The CBO recently released their latest 10 year budget outlook. I'm looking for their worst-case scenario and when they think it might occur. Here it is:
Beyond the 10-year period, if current laws remained in place, the pressures that contributed to rising deficits during the baseline period would accelerate and push debt up even more sharply. Three decades from now, for instance, debt held by the public is projected to be nearly twice as high, relative to GDP, as it is this year—and a higher percentage than any previously recorded. Such high and rising debt would have serious negative consequences for the budget and the nation:
- Federal spending on interest payments would increase substantially as a result of increases in interest rates, such as those projected to occur over the next few years.
- Because federal borrowing reduces total saving in the economy over time, the nation’s capital stock would ultimately be smaller, and productivity and total wages would be lower.
- Lawmakers would have less flexibility to use tax and spending policies to respond to unexpected challenges.
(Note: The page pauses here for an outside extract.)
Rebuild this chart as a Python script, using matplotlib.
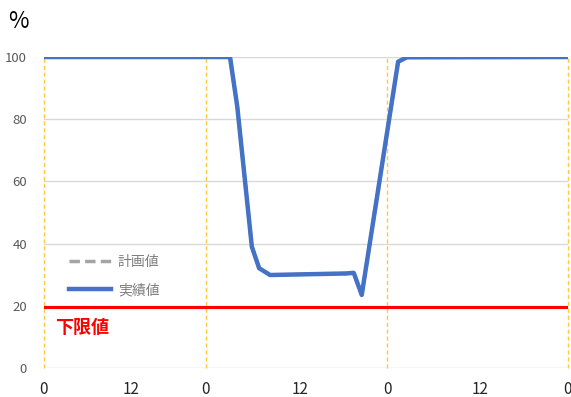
import matplotlib.pyplot as plt

plt.rcParams['font.family'] = ['Noto Sans CJK JP', 'DejaVu Sans']

# 時間軸（時間）と値（%）
hours = [0, 25.6, 26.6, 28.6, 29.6, 31.1, 41.6, 42.6, 43.7, 48.7, 49.9, 72]
actual = [100, 100, 84.0, 39.0, 32.1, 29.9, 30.4, 30.6, 23.5, 98.5, 99.9, 100]
plan = actual[:]

lower_limit = 19.5

tick_hours = [0, 12, 22.3, 35.2, 47.2, 60, 72]
tick_labels = ['0', '12', '0', '12', '0', '12', '0']
day_lines = [0, 22.3, 47.2, 72]

fig = plt.figure(figsize=(5.71, 3.97), dpi=100)
ax = fig.add_axes([43.7 / 571, 29 / 397, 524 / 571, 311 / 397])

for y in [20, 40, 60, 80, 100]:
    ax.axhline(y, color='#d9d9d9', lw=1, zorder=1)
ax.axhline(0, color='#d0d0d0', lw=1, zorder=1)
for d in day_lines:
    ax.axvline(d, color='#ffc940', lw=1, ls=(0, (3, 2)), zorder=1, clip_on=False)

ax.plot(hours, plan, color='#a5a5a5', lw=2.5, ls=(0, (3, 1.5)), label='計画値', zorder=2)
ax.plot(hours, actual, color='#4472c4', lw=3.2, label='実績値', zorder=3)
ax.axhline(lower_limit, color='#ff0000', lw=2.2, zorder=4)
ax.text(1.6, 13.0, '下限値', color='#ff0000', fontsize=13, fontweight='bold',
        va='center', ha='left')

ax.set_xlim(0, 72)
ax.set_ylim(0, 100)
ax.set_xticks(tick_hours)
ax.set_xticklabels(tick_labels, fontsize=11, color='#262626')
ax.set_yticks([0, 20, 40, 60, 80, 100])
ax.tick_params(axis='x', length=0, pad=9)
ax.tick_params(axis='y', length=0, pad=12, labelsize=9.5, labelcolor='#595959')
for s in ax.spines.values():
    s.set_visible(False)

fig.text(8 / 571, 1 - 22 / 397, '%', fontsize=16, va='center', ha='left', color='#000000')

leg = ax.legend(loc='upper left', bbox_to_anchor=(0.025, 0.405), frameon=False,
                fontsize=10, handlelength=3.0, labelspacing=1.05, handletextpad=0.5)
for t in leg.get_texts():
    t.set_color('#7f7f7f')

fig.savefig('out.png', dpi=100)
- The likelihood of a fiscal crisis in the United States would increase. There would be a greater risk that investors would become unwilling to finance the government’s borrowing unless they were compensated with very high interest rates; if that happened, interest rates on federal debt would rise suddenly and sharply.
When do they expect the trillion dollar deficits to re-occur? In 2023, when the budget deficit is conveniently predicted to be exactly $1.000 trillion.